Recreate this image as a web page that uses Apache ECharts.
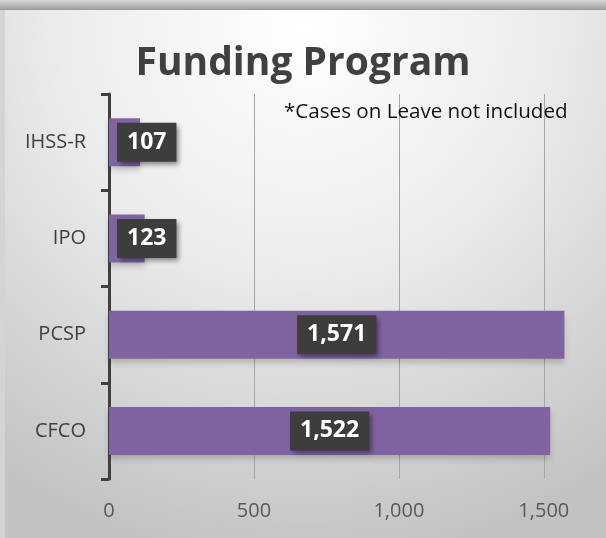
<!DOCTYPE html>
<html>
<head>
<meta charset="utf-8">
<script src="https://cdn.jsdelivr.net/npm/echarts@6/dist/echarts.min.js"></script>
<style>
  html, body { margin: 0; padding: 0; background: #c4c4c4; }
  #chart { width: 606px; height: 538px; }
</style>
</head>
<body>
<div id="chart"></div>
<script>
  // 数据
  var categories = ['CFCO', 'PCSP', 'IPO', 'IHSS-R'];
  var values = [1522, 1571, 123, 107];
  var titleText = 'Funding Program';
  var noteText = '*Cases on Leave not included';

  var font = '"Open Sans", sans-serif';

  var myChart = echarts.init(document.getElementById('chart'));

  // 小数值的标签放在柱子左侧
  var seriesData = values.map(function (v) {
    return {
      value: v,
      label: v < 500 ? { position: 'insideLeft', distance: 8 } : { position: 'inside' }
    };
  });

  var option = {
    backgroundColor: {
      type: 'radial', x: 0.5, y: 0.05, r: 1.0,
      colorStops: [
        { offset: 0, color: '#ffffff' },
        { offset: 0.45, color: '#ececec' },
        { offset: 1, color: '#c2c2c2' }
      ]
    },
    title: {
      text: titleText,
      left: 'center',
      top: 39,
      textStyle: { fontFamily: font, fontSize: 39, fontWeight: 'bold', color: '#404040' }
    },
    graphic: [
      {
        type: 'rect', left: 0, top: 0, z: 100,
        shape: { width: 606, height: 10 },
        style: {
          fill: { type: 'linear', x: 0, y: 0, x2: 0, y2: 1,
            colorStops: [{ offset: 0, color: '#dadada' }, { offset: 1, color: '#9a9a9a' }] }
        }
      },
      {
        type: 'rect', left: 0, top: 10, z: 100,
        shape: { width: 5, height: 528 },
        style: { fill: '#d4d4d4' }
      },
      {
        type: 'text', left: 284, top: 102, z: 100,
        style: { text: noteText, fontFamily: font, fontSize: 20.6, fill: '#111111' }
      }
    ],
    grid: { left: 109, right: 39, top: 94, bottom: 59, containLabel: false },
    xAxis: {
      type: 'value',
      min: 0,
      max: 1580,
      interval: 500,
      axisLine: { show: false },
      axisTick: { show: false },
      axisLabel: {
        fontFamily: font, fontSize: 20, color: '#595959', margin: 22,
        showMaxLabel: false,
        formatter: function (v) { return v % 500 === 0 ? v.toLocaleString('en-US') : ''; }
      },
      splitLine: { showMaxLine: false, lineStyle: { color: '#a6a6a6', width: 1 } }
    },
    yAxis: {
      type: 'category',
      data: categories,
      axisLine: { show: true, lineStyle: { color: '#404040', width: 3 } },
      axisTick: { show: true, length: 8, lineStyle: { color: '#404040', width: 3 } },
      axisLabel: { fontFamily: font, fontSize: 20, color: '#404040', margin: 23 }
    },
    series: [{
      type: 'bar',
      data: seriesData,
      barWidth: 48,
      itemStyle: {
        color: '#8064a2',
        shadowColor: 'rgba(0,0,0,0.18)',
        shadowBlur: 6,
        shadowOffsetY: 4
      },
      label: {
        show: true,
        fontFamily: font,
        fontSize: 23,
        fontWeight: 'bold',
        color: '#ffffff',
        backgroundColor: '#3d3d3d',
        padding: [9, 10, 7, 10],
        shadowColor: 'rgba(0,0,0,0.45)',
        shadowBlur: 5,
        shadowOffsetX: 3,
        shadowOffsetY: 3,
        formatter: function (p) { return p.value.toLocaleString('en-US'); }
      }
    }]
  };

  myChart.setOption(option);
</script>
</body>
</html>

-=-=-

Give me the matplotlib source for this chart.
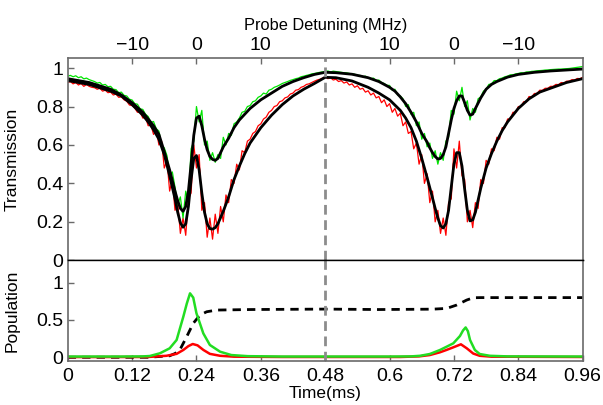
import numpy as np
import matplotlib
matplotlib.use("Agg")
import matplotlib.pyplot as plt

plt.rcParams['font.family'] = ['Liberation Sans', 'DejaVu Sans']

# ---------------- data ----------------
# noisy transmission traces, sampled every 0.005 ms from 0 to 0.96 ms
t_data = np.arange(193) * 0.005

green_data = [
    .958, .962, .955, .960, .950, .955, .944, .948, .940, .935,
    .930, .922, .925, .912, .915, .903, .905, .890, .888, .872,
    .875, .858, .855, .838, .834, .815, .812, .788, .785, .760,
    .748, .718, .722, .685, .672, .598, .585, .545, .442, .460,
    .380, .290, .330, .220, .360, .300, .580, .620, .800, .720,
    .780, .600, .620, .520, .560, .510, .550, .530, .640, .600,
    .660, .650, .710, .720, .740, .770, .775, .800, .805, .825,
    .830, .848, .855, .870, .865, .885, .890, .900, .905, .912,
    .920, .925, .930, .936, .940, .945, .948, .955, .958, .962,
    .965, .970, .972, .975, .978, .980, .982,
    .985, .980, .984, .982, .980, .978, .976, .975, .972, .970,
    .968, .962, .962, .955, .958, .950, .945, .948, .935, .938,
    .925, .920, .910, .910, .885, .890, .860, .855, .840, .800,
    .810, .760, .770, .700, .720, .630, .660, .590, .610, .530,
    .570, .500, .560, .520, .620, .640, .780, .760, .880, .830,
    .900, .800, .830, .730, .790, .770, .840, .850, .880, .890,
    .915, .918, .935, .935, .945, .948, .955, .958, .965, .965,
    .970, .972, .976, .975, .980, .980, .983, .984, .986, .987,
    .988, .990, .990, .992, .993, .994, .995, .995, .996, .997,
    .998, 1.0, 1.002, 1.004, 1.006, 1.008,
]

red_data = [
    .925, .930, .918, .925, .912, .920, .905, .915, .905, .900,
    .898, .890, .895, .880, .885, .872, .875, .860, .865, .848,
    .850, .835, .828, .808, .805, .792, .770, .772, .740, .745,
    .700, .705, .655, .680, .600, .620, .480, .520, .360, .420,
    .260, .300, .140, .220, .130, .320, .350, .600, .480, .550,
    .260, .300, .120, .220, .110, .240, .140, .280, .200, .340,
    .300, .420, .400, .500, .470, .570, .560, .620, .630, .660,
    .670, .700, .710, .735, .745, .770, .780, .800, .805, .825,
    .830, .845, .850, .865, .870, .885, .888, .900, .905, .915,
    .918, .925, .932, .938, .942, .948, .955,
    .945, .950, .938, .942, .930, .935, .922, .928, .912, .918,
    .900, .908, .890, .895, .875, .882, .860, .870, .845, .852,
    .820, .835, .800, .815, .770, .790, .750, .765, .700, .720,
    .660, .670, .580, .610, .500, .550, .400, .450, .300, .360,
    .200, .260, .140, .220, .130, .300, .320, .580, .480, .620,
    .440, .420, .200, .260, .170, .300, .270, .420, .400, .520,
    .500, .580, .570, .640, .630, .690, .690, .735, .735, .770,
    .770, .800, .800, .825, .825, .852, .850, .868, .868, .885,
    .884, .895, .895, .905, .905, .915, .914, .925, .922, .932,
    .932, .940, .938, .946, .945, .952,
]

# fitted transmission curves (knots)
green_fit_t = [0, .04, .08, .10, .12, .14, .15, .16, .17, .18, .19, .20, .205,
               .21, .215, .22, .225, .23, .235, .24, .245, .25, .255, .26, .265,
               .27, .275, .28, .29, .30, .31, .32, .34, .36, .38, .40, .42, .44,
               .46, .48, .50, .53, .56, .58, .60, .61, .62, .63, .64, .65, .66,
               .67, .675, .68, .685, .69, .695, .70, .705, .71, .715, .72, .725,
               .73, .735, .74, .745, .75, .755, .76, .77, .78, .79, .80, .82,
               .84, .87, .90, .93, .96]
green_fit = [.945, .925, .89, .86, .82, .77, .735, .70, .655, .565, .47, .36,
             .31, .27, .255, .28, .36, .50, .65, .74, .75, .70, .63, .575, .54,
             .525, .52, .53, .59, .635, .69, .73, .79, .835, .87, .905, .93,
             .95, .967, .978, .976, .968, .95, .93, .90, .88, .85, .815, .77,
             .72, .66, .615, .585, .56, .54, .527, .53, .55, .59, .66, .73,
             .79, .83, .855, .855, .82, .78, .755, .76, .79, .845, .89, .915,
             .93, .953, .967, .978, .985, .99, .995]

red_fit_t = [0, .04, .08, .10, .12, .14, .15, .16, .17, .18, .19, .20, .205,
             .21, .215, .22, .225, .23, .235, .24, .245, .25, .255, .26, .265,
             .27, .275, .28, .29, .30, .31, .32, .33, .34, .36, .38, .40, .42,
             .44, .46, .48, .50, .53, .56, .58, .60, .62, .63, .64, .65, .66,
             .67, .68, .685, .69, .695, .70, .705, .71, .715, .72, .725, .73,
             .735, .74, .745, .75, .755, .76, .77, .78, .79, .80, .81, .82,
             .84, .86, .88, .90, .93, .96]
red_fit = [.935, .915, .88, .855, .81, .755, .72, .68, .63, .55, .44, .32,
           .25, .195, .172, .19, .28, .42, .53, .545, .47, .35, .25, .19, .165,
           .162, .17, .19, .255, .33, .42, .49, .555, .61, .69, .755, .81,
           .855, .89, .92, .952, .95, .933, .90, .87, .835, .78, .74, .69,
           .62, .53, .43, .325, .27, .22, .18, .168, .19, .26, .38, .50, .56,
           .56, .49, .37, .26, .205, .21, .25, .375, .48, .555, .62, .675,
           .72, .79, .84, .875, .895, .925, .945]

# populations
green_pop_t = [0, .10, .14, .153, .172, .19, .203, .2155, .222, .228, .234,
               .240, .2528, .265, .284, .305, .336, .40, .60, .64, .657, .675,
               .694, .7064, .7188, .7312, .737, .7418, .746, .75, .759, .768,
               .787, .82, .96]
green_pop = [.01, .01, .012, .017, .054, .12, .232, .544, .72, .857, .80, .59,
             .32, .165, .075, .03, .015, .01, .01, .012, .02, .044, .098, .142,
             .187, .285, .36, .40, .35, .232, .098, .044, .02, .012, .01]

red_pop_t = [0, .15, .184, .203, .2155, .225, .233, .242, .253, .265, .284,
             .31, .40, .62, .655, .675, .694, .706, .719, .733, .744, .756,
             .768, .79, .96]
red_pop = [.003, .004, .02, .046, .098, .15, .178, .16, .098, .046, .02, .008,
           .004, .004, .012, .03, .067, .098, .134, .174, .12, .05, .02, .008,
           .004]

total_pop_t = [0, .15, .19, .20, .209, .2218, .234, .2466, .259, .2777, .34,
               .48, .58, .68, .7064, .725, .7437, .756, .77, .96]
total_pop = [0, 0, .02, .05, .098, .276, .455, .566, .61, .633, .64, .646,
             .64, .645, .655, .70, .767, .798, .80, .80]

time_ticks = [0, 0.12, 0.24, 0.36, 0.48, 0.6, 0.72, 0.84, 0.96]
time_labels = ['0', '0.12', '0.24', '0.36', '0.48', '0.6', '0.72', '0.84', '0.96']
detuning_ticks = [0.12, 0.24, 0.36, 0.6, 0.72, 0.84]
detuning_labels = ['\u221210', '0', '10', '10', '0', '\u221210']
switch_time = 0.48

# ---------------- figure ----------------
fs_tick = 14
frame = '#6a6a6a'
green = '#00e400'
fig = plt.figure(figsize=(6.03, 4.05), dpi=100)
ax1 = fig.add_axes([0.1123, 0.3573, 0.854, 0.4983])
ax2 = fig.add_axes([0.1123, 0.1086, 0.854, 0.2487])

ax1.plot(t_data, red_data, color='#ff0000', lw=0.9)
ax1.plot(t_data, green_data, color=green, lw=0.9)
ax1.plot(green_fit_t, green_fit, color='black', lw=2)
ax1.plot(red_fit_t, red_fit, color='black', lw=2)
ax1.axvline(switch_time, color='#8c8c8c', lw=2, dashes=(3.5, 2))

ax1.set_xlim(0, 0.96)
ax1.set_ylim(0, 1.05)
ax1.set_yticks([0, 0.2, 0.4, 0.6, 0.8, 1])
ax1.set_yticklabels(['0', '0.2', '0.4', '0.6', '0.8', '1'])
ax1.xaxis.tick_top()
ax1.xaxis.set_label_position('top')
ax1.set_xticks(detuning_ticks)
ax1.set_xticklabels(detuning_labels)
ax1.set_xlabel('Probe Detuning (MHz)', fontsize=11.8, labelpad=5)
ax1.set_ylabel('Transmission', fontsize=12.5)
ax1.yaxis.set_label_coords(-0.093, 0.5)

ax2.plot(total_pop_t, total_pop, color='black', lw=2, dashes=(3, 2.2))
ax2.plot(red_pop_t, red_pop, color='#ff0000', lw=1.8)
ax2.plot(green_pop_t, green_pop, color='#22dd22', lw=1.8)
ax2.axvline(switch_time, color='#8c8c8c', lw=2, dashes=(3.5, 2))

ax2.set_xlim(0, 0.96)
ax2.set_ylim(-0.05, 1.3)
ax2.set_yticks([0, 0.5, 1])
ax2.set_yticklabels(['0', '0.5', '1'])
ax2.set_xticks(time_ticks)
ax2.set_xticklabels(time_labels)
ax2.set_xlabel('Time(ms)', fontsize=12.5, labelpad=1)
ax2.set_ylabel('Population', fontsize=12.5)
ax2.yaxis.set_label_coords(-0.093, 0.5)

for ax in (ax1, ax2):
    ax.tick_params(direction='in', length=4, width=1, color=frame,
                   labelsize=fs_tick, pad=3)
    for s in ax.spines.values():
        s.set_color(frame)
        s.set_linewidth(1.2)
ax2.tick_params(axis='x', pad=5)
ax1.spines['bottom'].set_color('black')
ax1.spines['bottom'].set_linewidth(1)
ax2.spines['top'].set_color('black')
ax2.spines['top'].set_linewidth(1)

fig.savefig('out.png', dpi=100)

-=-=-

__Short task__
Look above for the line with "Give me the matplotlib source for this chart." and copy exactly from it through the line with "t_data = np.arange(193) * 0.005", both included. Omit the pictures.

__Response__
Give me the matplotlib source for this chart.
import numpy as np
import matplotlib
matplotlib.use("Agg")
import matplotlib.pyplot as plt

plt.rcParams['font.family'] = ['Liberation Sans', 'DejaVu Sans']

# ---------------- data ----------------
# noisy transmission traces, sampled every 0.005 ms from 0 to 0.96 ms
t_data = np.arange(193) * 0.005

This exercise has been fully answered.